PROFESSIONAL SERVICES ADDENDUM

This Professional Services Addendum (“Services Addendum”) supplements and is incorporated by reference into and made a part of the Agreement between Customer and SIS. Capitalized terms not defined in this Services Addendum shall have the meaning ascribed to them in the Agreement. In the event of a conflict between this Services Addendum and the Agreement, the terms of the Agreement shall govern unless this Services Addendum expressly states the terms of the Services Addendum shall control.

  1. Application. This Services Addendum governs the Customer’s purchase and receipt of Professional Services as described in one or more Order Forms executed by the parties from time to time.

  2. Scope. SIS will provide to Customer the Professional Services specified in each Order Form, subject to Customer’s payment of Professional Services Fees (as defined below) in accordance with the terms of this Services Addendum. Any modification to the Professional Services, including but not limited, the scope, delivery schedule, or fees, shall be agreed to by the parties in writing pursuant to a change request to the applicable Order Form (each a “Change Request”). A Change Request must be signed by parties prior to the implementation of such changes.

  3. SIS’s Obligations. SIS shall perform the Professional Services for Customer as described in any Order Form. SIS shall perform such Professional Services in a reasonable, professional, and workmanlike manner in keeping with industry standards and practices. SIS shall be entitled, in its sole discretion, to determine the method and means for performing the Professional Services. Customer acknowledges and agrees that SIS may retain the services of independent consultants (“Subcontractors”) from time to time to perform, or to assist SIS in performing the Professional Services. SIS personnel or Subcontractors shall remain under the direction and control of SIS. SIS shall use reasonable efforts to comply with all Customer procedures and rules that have been communicated to SIS in writing prior to the commencement of the applicable Order Form.

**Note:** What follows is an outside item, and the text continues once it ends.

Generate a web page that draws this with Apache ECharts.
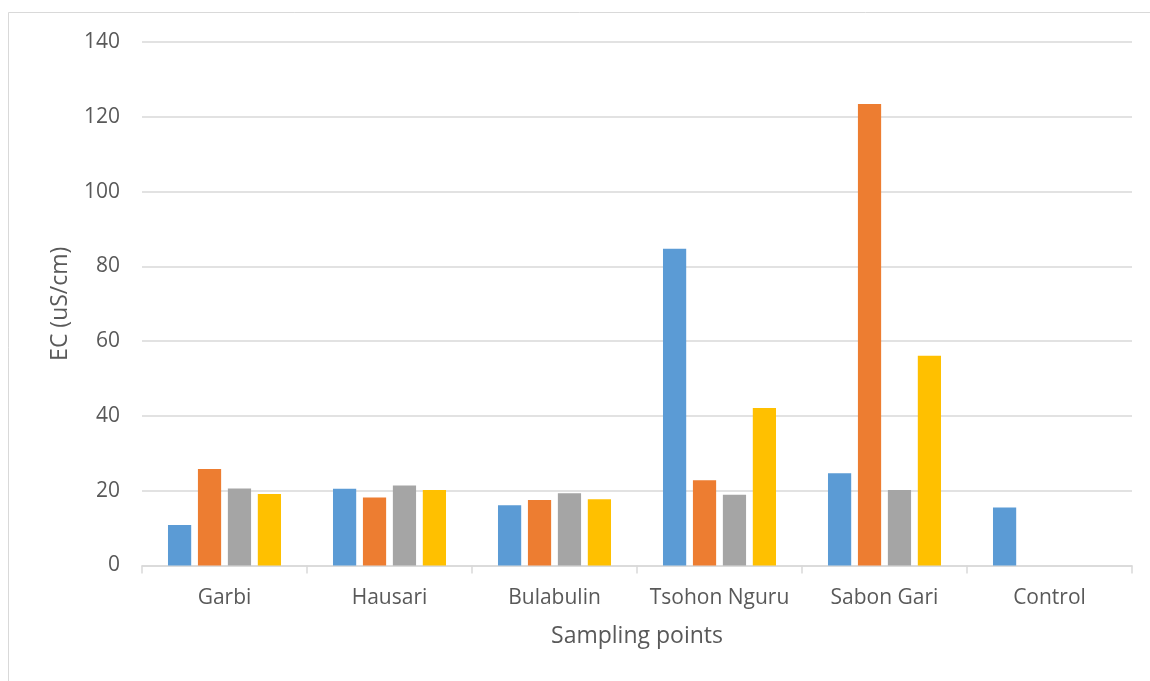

  4. Customer’s Obligations. Customer acknowledges and agrees that performance of Professional Services is heavily dependent upon information and responses to be provided by Customer. Accordingly, in addition to any specific responsibilities set out in writing between the parties, Customer shall: (i) allocate sufficient resources and provide any information, documentation, or any other support as reasonably necessary to enable SIS to perform its obligations under each Order Form; (ii) carry out reviews and respond to requests for approval or information in a timely manner; (iii) deliver all Customer deliverables or other obligations as specified in an Order Form in a timely manner; (iv) ensure that SIS has available to them personnel familiar with Customer’s requirements and with the expertise necessary to permit SIS to undertake and complete the Professional Services; (v) designate an internal project manager for each Order Form to serve as a primary point of contact for SIS; (vi) make available to SIS all equipment, material, information, data, network access and/or facilities that SIS may reasonably require to carry out its obligations; and (vii) if applicable, make all commercially reasonable efforts to maintain and comply with the project plan as agreed to between the parties in any Order Form. Customer acknowledges that any delay on its part in the performance of its obligations may have an impact on SIS’s performance of the Professional Services and SIS shall not be liable for any delay to the extent caused by Customer’s failure to fulfill any of its requirements under the Agreement, this Services Addendum and/or any Order Form. In the event Professional Services are performed on Customer’s premises, Customer shall provide to SIS such workspace, computers, equipment, and software as is reasonably required by SIS for the performance of its obligations.

  5. Delays. If the performance of SIS’s obligations under this Agreement are prevented or delayed by any act or omission of Customer or its agents, subcontractors, consultants, or employees, then SIS shall not be deemed in breach of its obligations under this Agreement or otherwise liable for any costs, charges or losses sustained or incurred by Customer, in each case, to the extent arising directly or indirectly from such prevention or delay.

  6. Fees. Customer shall pay SIS the fees set forth in the applicable Order Form (“Professional Services Fees”). All Professional Service Fees shall be paid in accordance with the Agreement or as otherwise agreed to in the Order Form. Customer shall reimburse SIS for all reasonable out of pocket expenses (including travel, lodging and related expenses) incurred by SIS in the performance of any Professional Services, provided that such expenses are approved in advance in writing by Customer. The Professional Services Fees shall exclude all applicable federal, state, provincial, value-added, goods and services, harmonized and local taxes (other than taxes on SIS’s net income).

  7. Intellectual Property Rights. Except as set forth in the Agreement or otherwise set forth in the relevant Order Form, SIS shall own all right, title and interest and all intellectual property rights to any Deliverables created by SIS pursuant to this Services Addendum or any Order Form hereunder. SIS shall retain all right, title and interest and all intellectual property rights to any and all SIS proprietary information and SIS software (including, without limitation, any modifications to the Services and/or Deliverables). Subject to payment of the applicable fees set forth in the Order Form, SIS grants to Customer a perpetual, worldwide, fully-paid, royalty-free, non-exclusive, non-transferable (except as provided in the Agreement) license to use the Deliverables created pursuant to this Services Addendum or any Order Form for the purposes described in the accompanying Order Form.

  8. Warranty. SIS warrants that the Professional Services will be performed in a professional and workmanlike manner in accordance with the generally accepted industry standards. EXCEPT AS PROVIDED UNDER THIS SECTION 9, SIS EXPRESSLY DISCLAIMS ANY AND ALL WARRANTIES, CONDITIONS, REPRESENTATIONS, AND GUARANTEES WITH RESPECT TO THE PROFESSIONAL SERVICES, WHETHER EXPRES OR IMPLIED, STATUTORY OR OTHERWISE, AND SIS SPECIFICALLY DISCLAIMS ALL IMPLIED WARRANTIES, INCLUDING IMPLIED WARRANTIES OF MERCHANTABILITY, FITNESS FOR A PARTICULAR PURPOSE, OR NON-INFRINGEMENT, TO THE MAXIMUM EXTENT PERMITTED BY APPLICABLE LAW.